If you think the long lines, ornery families and overwhelming artificiality that constitute the Disney World experience seem like a form of psychological torture, just be glad you're not an elephant.

Disney's Animal Kingdom park made the group In Defense of Animals' "Terrible Ten." That is, the ten worst zoos for elephants in the U.S.

The list includes facilities where the animals are subjected to "solitary suffering for years, and those enduring extreme confinement, hypothermia and frostbite."

Animal Kingdom came in at #10.

The worst offender? Natural Bridge Zoo in Virginia.

IDA said in a press release Monday that such facilities often tout a very pro-environmental conservation message, but what goes on behind closed doors can be another story.

“At a time of greater awareness of the plight of elephants in the wild, who are dying for the illegal ivory trade, it is shocking that captive elephants continue to suffer and die prematurely at the very zoos that are claiming to help save these species," Toni Frohoff, Ph.D., Elephant & Cetacean Scientist for IDA said in a written statement. "The public has a right to know what is really happening to elephants in zoos and the fallacy behind zoos ‘conservation’ claims.
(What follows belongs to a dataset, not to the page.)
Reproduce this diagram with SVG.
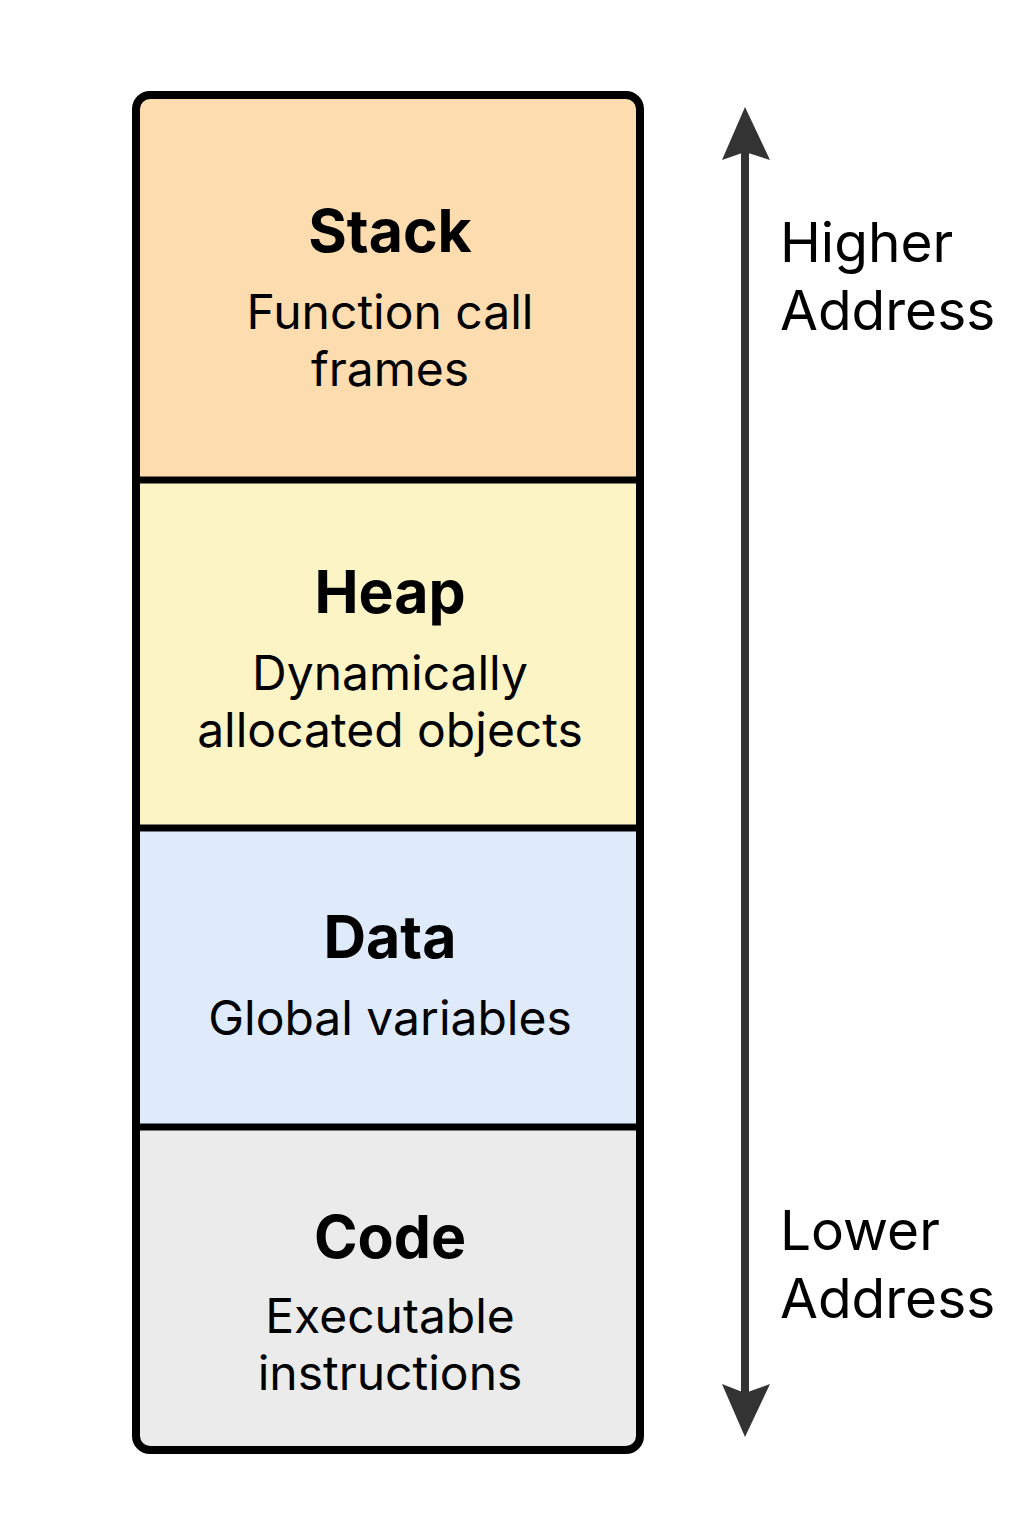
<svg xmlns="http://www.w3.org/2000/svg" width="1024" height="1536" viewBox="0 0 1024 1536">
<style>
.t{font-family:Inter,"Open Sans","Liberation Sans",sans-serif;fill:#000;text-anchor:middle}
.h{font-size:59px;font-weight:700}
.s{font-size:48px}
.a{font-family:Inter,"Open Sans","Liberation Sans",sans-serif;font-size:55px;fill:#000}
.div{stroke:#000;stroke-width:7}
</style>
<defs>
<clipPath id="box"><rect x="136" y="95" width="504" height="1355" rx="14"/></clipPath>
</defs>
<rect width="1024" height="1536" fill="#fff"/>
<g clip-path="url(#box)">
<g id="stack"><rect x="136" y="95" width="504" height="385" fill="#FDDCB0"/>
<text class="t h" x="390" y="252">Stack</text>
<text class="t s" x="390" y="329">Function call</text>
<text class="t s" x="390" y="386">frames</text></g>
<g id="heap"><rect x="136" y="480" width="504" height="348" fill="#FDF4C6"/>
<text class="t h" x="390" y="613">Heap</text>
<text class="t s" x="390" y="690">Dynamically</text>
<text class="t s" x="390" y="747">allocated objects</text></g>
<g id="data"><rect x="136" y="828" width="504" height="299" fill="#DFEAFB"/>
<text class="t h" x="390" y="958">Data</text>
<text class="t s" x="390" y="1035">Global variables</text></g>
<g id="code"><rect x="136" y="1127" width="504" height="323" fill="#EBEBEB"/>
<text class="t h" x="390" y="1258">Code</text>
<text class="t s" x="390" y="1333">Executable</text>
<text class="t s" x="390" y="1390">instructions</text></g>
</g>
<g id="dividers">
<line class="div" x1="136" y1="480" x2="640" y2="480"/>
<line class="div" x1="136" y1="828" x2="640" y2="828"/>
<line class="div" x1="136" y1="1127" x2="640" y2="1127"/>
</g>
<rect x="136" y="95" width="504" height="1355" rx="14" fill="none" stroke="#000" stroke-width="8"/>
<g id="connectors">
<line x1="745" y1="150" x2="745" y2="1395" stroke="#333" stroke-width="8"/>
<polygon points="745,107 770,160 745,152 722,160" fill="#333"/>
<polygon points="745,1437 770,1384 745,1393 722,1384" fill="#333"/>
</g>
<g id="labels">
<text class="a" x="780" y="262">Higher</text>
<text class="a" x="780" y="330">Address</text>
<text class="a" x="780" y="1250">Lower</text>
<text class="a" x="780" y="1318">Address</text>
</g>
</svg>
It is time to stop keeping elephants in zoos.”

Disney made the list primarily because of premature elephant deaths, including of a pregnant elephant who was being transferred to an offsite medical facility.

Given the extensive research showing how intelligent, complex and social these animals are, it should be a shock that people are still forcing them to live in terrible conditions. Sadly, it's not.

"Maybe it’s time to 'Let It Go,' as in ending the elephant attraction at Disney’s Animal Kingdom," says a line in IDA's press release. Nooice!